With advanced insurance solutions, ample reinsurance capital, and of course insurance-linked securities (ILS) markets, all able to assist in this de-risking journey, there are a wealth of options that could be considered.
The hurdle remains the burden of cost. As we all know, paying premiums for coverage is not always a budgetary priority unfortunately.
But that is gradually changing, all over the world, and governments are now engaging in risk transfer more than ever before, while its discussion has also risen in the ranks of leaders across the globe, particularly in relation to severe weather and climate risks.
Luetkemeyer’s amendment was approved by the House Financial Services Committee and supported by its Chairwoman Maxine Waters (D-CA).
Waters expressed support for the amendment, but noted that risk transfer mechanisms are untested in a recession environment.
Perhaps in a government setting, but certainly not in the private insurance, reinsurance and capital markets.

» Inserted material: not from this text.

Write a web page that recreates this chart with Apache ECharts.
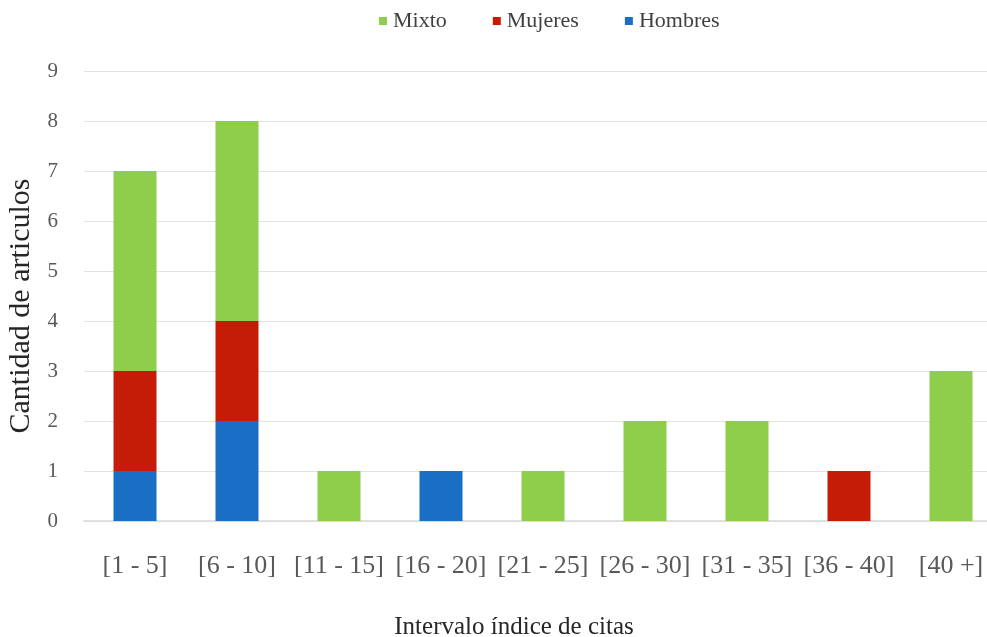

Frank Nutter, president of the Reinsurance Association of America, an organisation that is a committed proponent of transferring risk from the Federal government to the private sector commented, “RAA commends Congressman Luetkemeyer and Chairwoman Waters for their continued leadership in supporting transferring risk from Federal programs to the private sector. Risk transfer programs will improve Federal program risk analysis and management while easing the financial burden for risk now borne by the Federal government and ultimately, the American taxpayer.”